The new president has finished filling the vacancies in his cabinet by nominating Georgia's own Sonny Perdue as the secretary of agriculture.
Perdue, of course, is well known here for the two terms he served as governor. While his administration didn't produce much in the way of significant policy initiatives – unless you count a fishing center in Houston County – Sonny was always good for a laugh or two.
There was the time he held a prayer session on the front steps of the capitol building in hopes that prayer would bring rain and break Georgia's long drought. Perdue evidently was praying to the wrong deity – it didn't rain that day or for a lot of days thereafter.
I don't know how good a farmer Sonny is, but he really knows how to harvest tax credits.
During his first term as governor, a friendly legislator slipped an amendment into a bill that quietly passed in the closing days of the session without much notice. That "midnight amendment" bestowed upon Perdue a $100,000 tax credit on some property he had purchased. Sonny signed the bill without informing the general public of his huge tax break.
The tax credit didn't become public knowledge until a year and a half later, when Perdue was running for reelection. My friend James Salzer broke the story in the Atlanta Journal-Constitution, and it was the kind of scandal that often will get a politician booted from office.
The voters reelected Perdue anyway. Here in Georgia, we have a soft spot for our scoundrels.
Perdue now heads to Washington, where the Senate will presumably vote on his confirmation and he will be sworn in as a member of Donald Trump's cabinet.
It is shaping up as one of the most interesting cabinets in presidential history.
Betsy DeVos, the nominee for education secretary, never attended a public school and never sent any of her children to public schools. She believes there should be guns in schools because of the ever-present threat of grizzly bear attacks.
I am not making this up. When DeVos was asked during her confirmation hearing if she believes guns have "any place in and around schools," she cited the example of a school in Wyoming: "I think probably there, I would imagine there is probably a gun in a school to protect from potential grizzlies."
This prompted the comedian James Corden to comment: "She knows the right to bear arms isn't about actual bears, right?"
The nominee for attorney general is Jefferson Beauregard Sessions, a senator from Alabama.
As the attorney general, Sessions would be responsible for enforcing the nation's civil rights laws.
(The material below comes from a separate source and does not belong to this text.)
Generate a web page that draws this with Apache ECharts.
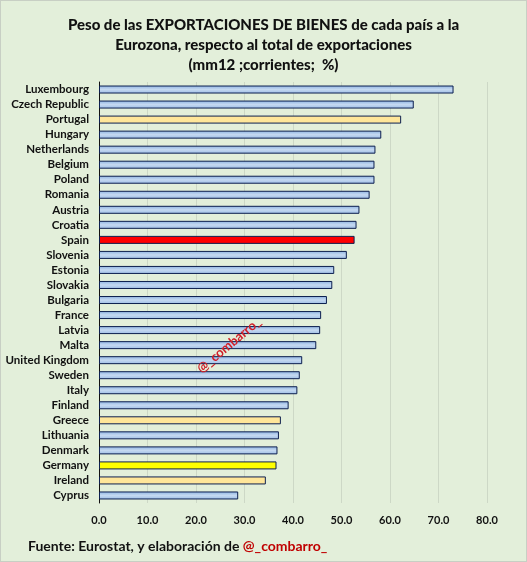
<!DOCTYPE html>
<html>
<head>
<meta charset="utf-8">
<script src="https://cdn.jsdelivr.net/npm/echarts@6/dist/echarts.min.js"></script>
<style>
  html, body { margin: 0; padding: 0; background: #e3efda; }
  #chart { width: 527px; height: 562px; box-sizing: border-box; border: 1px solid #c8cfc4; }
</style>
</head>
<body>
<div id="chart"></div>
<script>
var countries = ['Luxembourg', 'Czech Republic', 'Portugal', 'Hungary', 'Netherlands', 'Belgium', 'Poland',
  'Romania', 'Austria', 'Croatia', 'Spain', 'Slovenia', 'Estonia', 'Slovakia', 'Bulgaria', 'France',
  'Latvia', 'Malta', 'United Kingdom', 'Sweden', 'Italy', 'Finland', 'Greece', 'Lithuania', 'Denmark',
  'Germany', 'Ireland', 'Cyprus'];
var values = [73.1, 64.9, 62.3, 58.2, 57.0, 56.8, 56.8, 55.8, 53.7, 53.1, 52.7, 51.1, 48.5, 48.1, 47.0,
  45.8, 45.6, 44.8, 41.9, 41.4, 40.9, 39.1, 37.5, 37.1, 36.8, 36.6, 34.4, 28.7];
var orangeOnes = ['Portugal', 'Greece', 'Ireland'];

var dom = document.getElementById('chart');
var myChart = echarts.init(dom, null, { renderer: 'canvas' });

var font = 'Lato, "Open Sans", sans-serif';
var blue = new echarts.graphic.LinearGradient(0, 0, 0, 1, [
  { offset: 0, color: '#8db3e2' },
  { offset: 0.5, color: '#c5d9f1' },
  { offset: 1, color: '#9dbde6' }
]);

var barData = values.map(function (v, i) {
  var name = countries[i];
  var color = blue;
  if (name === 'Spain') color = '#ff0000';
  else if (name === 'Germany') color = '#ffff00';
  else if (orangeOnes.indexOf(name) >= 0) color = '#ffe699';
  return { value: v, itemStyle: { color: color } };
});

var option = {
  backgroundColor: '#e3efda',
  animation: false,
  title: {
    text: 'Peso de las EXPORTACIONES DE BIENES de cada país a la\nEurozona, respecto al total de exportaciones\n(mm12 ;corrientes;  %)',
    left: 'center',
    top: 9,
    textStyle: { fontFamily: font, fontWeight: 900, fontSize: 15, lineHeight: 20, color: '#111' }
  },
  grid: { left: 98, right: 39, top: 81, bottom: 58 },
  xAxis: {
    type: 'value',
    min: 0,
    max: 80,
    interval: 10,
    axisLine: { show: false },
    axisTick: { show: false },
    splitLine: { lineStyle: { color: '#cdd8c6', width: 1 } },
    axisLabel: {
      margin: 12,
      fontFamily: font, fontWeight: 'bold', fontSize: 11, color: '#111',
      formatter: function (v) { return v.toFixed(1); }
    }
  },
  yAxis: {
    type: 'category',
    inverse: true,
    data: countries,
    axisLine: { show: true, lineStyle: { color: '#111', width: 1 } },
    axisTick: { show: false },
    axisLabel: { interval: 0, margin: 10, fontFamily: font, fontWeight: 'bold', fontSize: 11.5, color: '#111' }
  },
  series: [{
    type: 'bar',
    data: barData,
    barWidth: 8,
    itemStyle: { borderColor: '#0d1f4f', borderWidth: 1 }
  }],
  graphic: [
    {
      type: 'text',
      x: 228, y: 344,
      z: 100,
      rotation: 40 * Math.PI / 180,
      style: {
        text: '@_combarro_',
        fill: '#d0202a',
        font: 'bold 13px ' + font,
        align: 'center',
        verticalAlign: 'middle'
      }
    },
    {
      type: 'text',
      left: 27, top: 538,
      z: 100,
      style: {
        text: '{a|Fuente: Eurostat, y elaboración de }{b|@_combarro_}',
        rich: {
          a: { fill: '#111', font: 'bold 14px ' + font },
          b: { fill: '#c00000', font: 'bold 14px ' + font }
        }
      }
    }
  ]
};

myChart.setOption(option);
window.addEventListener('resize', myChart.resize);
</script>
</body>
</html>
But in 1986, when Sessions was nominated for a federal judgeship by Ronald Reagan, the Senate rejected him after hearing some of the racially charged comments he had made as a U.S. attorney.
Sessions called one of his black assistants "boy" on several occasions. He was quoted as saying he thought Ku Klux Klan members were “okay, until he learned that they smoked marijuana.” He said a white attorney who handled civil rights cases was "a disgrace to his race."
This was not an instance of overly sensitive Democrats mistreating Sessions. He was turned down by a Republican-controlled Senate.
Then there's Rick Perry, the former governor of Texas who will head the department of energy.
When Perry was first offered the appointment several weeks ago, he thought the job entailed being a global ambassador for the oil and gas industry. He didn't discover until later that the Department of Energy is actually a complex federal agency responsible for the nation's nuclear weapons program, nuclear reactor production, and radioactive waste disposal
There is another Georgian, U.S. Rep. Tom Price, who's been nominated as the secretary of health and human services. The Wall Street Journal reported that Price has been actively trading medical stocks while he was working on health legislation in Congress that could favorably affect those stock prices.
This would normally be a huge conflict of interest for an elected official, but in today's political atmosphere, that's merely considered to be sound business judgment.
Looking at the folks he'll be serving with, I think Sonny Perdue will feel right at home in the new administration.